Goal: Extract the listing in its entirety, keeping each line identical to the original.

Data provided:
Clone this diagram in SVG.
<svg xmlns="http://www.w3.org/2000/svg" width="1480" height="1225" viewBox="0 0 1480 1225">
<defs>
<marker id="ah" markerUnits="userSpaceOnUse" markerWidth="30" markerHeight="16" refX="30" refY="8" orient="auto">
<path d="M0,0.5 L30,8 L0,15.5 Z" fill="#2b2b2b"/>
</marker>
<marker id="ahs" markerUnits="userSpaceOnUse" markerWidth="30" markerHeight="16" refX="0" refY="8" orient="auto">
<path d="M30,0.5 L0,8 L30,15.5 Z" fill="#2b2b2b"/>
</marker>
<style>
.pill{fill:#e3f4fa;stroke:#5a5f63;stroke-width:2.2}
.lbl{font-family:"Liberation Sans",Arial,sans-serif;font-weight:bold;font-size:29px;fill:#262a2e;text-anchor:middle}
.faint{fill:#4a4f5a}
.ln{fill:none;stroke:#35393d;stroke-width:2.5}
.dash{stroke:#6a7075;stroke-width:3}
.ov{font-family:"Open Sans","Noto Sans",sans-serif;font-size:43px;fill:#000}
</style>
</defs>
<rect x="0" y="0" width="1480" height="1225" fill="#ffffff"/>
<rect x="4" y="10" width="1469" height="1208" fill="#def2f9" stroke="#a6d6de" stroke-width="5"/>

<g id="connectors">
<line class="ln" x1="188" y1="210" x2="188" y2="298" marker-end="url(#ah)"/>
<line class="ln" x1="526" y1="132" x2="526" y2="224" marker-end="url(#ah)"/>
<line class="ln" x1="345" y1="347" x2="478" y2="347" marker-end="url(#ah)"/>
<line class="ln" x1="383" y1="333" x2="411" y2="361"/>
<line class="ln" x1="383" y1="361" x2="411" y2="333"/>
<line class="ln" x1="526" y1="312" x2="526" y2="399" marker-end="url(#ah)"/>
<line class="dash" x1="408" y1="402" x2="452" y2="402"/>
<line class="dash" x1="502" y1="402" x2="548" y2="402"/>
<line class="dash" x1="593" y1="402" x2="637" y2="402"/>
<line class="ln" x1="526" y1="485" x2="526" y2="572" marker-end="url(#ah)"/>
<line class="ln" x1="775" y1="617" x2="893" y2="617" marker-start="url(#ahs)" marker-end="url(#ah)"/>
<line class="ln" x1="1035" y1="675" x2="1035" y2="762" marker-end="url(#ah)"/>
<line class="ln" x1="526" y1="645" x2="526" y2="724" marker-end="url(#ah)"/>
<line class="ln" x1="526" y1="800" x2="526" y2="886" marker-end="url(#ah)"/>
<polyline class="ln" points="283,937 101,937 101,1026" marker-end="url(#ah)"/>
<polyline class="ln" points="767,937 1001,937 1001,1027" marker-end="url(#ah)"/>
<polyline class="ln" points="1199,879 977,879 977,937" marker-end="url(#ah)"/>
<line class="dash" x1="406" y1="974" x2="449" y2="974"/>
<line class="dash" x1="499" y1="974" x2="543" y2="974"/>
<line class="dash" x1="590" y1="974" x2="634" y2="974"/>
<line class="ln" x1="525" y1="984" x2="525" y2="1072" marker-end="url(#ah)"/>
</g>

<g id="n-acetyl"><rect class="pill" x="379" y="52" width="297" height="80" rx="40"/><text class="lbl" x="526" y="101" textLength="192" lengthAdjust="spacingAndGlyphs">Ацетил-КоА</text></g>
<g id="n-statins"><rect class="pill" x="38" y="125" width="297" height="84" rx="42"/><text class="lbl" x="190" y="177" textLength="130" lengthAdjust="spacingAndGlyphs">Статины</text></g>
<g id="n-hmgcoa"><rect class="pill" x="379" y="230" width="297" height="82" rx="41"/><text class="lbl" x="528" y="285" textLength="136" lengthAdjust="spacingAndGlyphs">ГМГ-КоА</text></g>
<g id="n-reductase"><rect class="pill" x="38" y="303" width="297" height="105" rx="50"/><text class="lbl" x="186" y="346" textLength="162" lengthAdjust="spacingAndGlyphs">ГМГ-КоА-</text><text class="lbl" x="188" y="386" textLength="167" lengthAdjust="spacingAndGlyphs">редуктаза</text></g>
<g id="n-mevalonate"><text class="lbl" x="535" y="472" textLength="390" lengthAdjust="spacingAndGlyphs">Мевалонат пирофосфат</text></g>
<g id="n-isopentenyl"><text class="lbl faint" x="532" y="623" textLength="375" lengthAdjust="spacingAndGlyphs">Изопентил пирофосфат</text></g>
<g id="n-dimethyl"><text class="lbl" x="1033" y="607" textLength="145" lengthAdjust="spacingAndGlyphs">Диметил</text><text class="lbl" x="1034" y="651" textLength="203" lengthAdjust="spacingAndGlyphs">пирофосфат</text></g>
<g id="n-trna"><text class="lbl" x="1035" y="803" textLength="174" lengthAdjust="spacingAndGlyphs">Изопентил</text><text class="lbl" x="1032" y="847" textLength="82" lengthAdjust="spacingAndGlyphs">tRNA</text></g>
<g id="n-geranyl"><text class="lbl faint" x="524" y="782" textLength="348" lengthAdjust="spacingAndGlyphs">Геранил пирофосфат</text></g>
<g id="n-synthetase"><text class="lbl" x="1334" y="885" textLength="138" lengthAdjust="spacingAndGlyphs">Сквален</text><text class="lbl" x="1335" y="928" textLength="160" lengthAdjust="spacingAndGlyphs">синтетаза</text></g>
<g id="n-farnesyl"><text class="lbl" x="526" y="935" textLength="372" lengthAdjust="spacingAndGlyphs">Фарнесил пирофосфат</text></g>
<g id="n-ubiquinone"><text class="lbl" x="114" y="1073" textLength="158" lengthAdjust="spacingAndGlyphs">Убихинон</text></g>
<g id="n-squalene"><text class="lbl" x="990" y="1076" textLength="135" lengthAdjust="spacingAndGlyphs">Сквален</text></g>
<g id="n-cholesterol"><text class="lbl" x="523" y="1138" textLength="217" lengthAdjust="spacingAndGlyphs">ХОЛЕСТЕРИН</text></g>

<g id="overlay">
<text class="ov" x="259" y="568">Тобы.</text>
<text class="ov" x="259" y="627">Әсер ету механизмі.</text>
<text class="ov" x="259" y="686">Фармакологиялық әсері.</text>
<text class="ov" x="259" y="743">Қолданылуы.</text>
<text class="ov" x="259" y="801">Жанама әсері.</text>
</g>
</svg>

Result below:
Clone this diagram in SVG.
<svg xmlns="http://www.w3.org/2000/svg" width="1480" height="1225" viewBox="0 0 1480 1225">
<defs>
<marker id="ah" markerUnits="userSpaceOnUse" markerWidth="30" markerHeight="16" refX="30" refY="8" orient="auto">
<path d="M0,0.5 L30,8 L0,15.5 Z" fill="#2b2b2b"/>
</marker>
<marker id="ahs" markerUnits="userSpaceOnUse" markerWidth="30" markerHeight="16" refX="0" refY="8" orient="auto">
<path d="M30,0.5 L0,8 L30,15.5 Z" fill="#2b2b2b"/>
</marker>
<style>
.pill{fill:#e3f4fa;stroke:#5a5f63;stroke-width:2.2}
.lbl{font-family:"Liberation Sans",Arial,sans-serif;font-weight:bold;font-size:29px;fill:#262a2e;text-anchor:middle}
.faint{fill:#4a4f5a}
.ln{fill:none;stroke:#35393d;stroke-width:2.5}
.dash{stroke:#6a7075;stroke-width:3}
.ov{font-family:"Open Sans","Noto Sans",sans-serif;font-size:43px;fill:#000}
</style>
</defs>
<rect x="0" y="0" width="1480" height="1225" fill="#ffffff"/>
<rect x="4" y="10" width="1469" height="1208" fill="#def2f9" stroke="#a6d6de" stroke-width="5"/>

<g id="connectors">
<line class="ln" x1="188" y1="210" x2="188" y2="298" marker-end="url(#ah)"/>
<line class="ln" x1="526" y1="132" x2="526" y2="224" marker-end="url(#ah)"/>
<line class="ln" x1="345" y1="347" x2="478" y2="347" marker-end="url(#ah)"/>
<line class="ln" x1="383" y1="333" x2="411" y2="361"/>
<line class="ln" x1="383" y1="361" x2="411" y2="333"/>
<line class="ln" x1="526" y1="312" x2="526" y2="399" marker-end="url(#ah)"/>
<line class="dash" x1="408" y1="402" x2="452" y2="402"/>
<line class="dash" x1="502" y1="402" x2="548" y2="402"/>
<line class="dash" x1="593" y1="402" x2="637" y2="402"/>
<line class="ln" x1="526" y1="485" x2="526" y2="572" marker-end="url(#ah)"/>
<line class="ln" x1="775" y1="617" x2="893" y2="617" marker-start="url(#ahs)" marker-end="url(#ah)"/>
<line class="ln" x1="1035" y1="675" x2="1035" y2="762" marker-end="url(#ah)"/>
<line class="ln" x1="526" y1="645" x2="526" y2="724" marker-end="url(#ah)"/>
<line class="ln" x1="526" y1="800" x2="526" y2="886" marker-end="url(#ah)"/>
<polyline class="ln" points="283,937 101,937 101,1026" marker-end="url(#ah)"/>
<polyline class="ln" points="767,937 1001,937 1001,1027" marker-end="url(#ah)"/>
<polyline class="ln" points="1199,879 977,879 977,937" marker-end="url(#ah)"/>
<line class="dash" x1="406" y1="974" x2="449" y2="974"/>
<line class="dash" x1="499" y1="974" x2="543" y2="974"/>
<line class="dash" x1="590" y1="974" x2="634" y2="974"/>
<line class="ln" x1="525" y1="984" x2="525" y2="1072" marker-end="url(#ah)"/>
</g>

<g id="n-acetyl"><rect class="pill" x="379" y="52" width="297" height="80" rx="40"/><text class="lbl" x="526" y="101" textLength="192" lengthAdjust="spacingAndGlyphs">Ацетил-КоА</text></g>
<g id="n-statins"><rect class="pill" x="38" y="125" width="297" height="84" rx="42"/><text class="lbl" x="190" y="177" textLength="130" lengthAdjust="spacingAndGlyphs">Статины</text></g>
<g id="n-hmgcoa"><rect class="pill" x="379" y="230" width="297" height="82" rx="41"/><text class="lbl" x="528" y="285" textLength="136" lengthAdjust="spacingAndGlyphs">ГМГ-КоА</text></g>
<g id="n-reductase"><rect class="pill" x="38" y="303" width="297" height="105" rx="50"/><text class="lbl" x="186" y="346" textLength="162" lengthAdjust="spacingAndGlyphs">ГМГ-КоА-</text><text class="lbl" x="188" y="386" textLength="167" lengthAdjust="spacingAndGlyphs">редуктаза</text></g>
<g id="n-mevalonate"><text class="lbl" x="535" y="472" textLength="390" lengthAdjust="spacingAndGlyphs">Мевалонат пирофосфат</text></g>
<g id="n-isopentenyl"><text class="lbl faint" x="532" y="623" textLength="375" lengthAdjust="spacingAndGlyphs">Изопентил пирофосфат</text></g>
<g id="n-dimethyl"><text class="lbl" x="1033" y="607" textLength="145" lengthAdjust="spacingAndGlyphs">Диметил</text><text class="lbl" x="1034" y="651" textLength="203" lengthAdjust="spacingAndGlyphs">пирофосфат</text></g>
<g id="n-trna"><text class="lbl" x="1035" y="803" textLength="174" lengthAdjust="spacingAndGlyphs">Изопентил</text><text class="lbl" x="1032" y="847" textLength="82" lengthAdjust="spacingAndGlyphs">tRNA</text></g>
<g id="n-geranyl"><text class="lbl faint" x="524" y="782" textLength="348" lengthAdjust="spacingAndGlyphs">Геранил пирофосфат</text></g>
<g id="n-synthetase"><text class="lbl" x="1334" y="885" textLength="138" lengthAdjust="spacingAndGlyphs">Сквален</text><text class="lbl" x="1335" y="928" textLength="160" lengthAdjust="spacingAndGlyphs">синтетаза</text></g>
<g id="n-farnesyl"><text class="lbl" x="526" y="935" textLength="372" lengthAdjust="spacingAndGlyphs">Фарнесил пирофосфат</text></g>
<g id="n-ubiquinone"><text class="lbl" x="114" y="1073" textLength="158" lengthAdjust="spacingAndGlyphs">Убихинон</text></g>
<g id="n-squalene"><text class="lbl" x="990" y="1076" textLength="135" lengthAdjust="spacingAndGlyphs">Сквален</text></g>
<g id="n-cholesterol"><text class="lbl" x="523" y="1138" textLength="217" lengthAdjust="spacingAndGlyphs">ХОЛЕСТЕРИН</text></g>

<g id="overlay">
<text class="ov" x="259" y="568">Тобы.</text>
<text class="ov" x="259" y="627">Әсер ету механизмі.</text>
<text class="ov" x="259" y="686">Фармакологиялық әсері.</text>
<text class="ov" x="259" y="743">Қолданылуы.</text>
<text class="ov" x="259" y="801">Жанама әсері.</text>
</g>
</svg>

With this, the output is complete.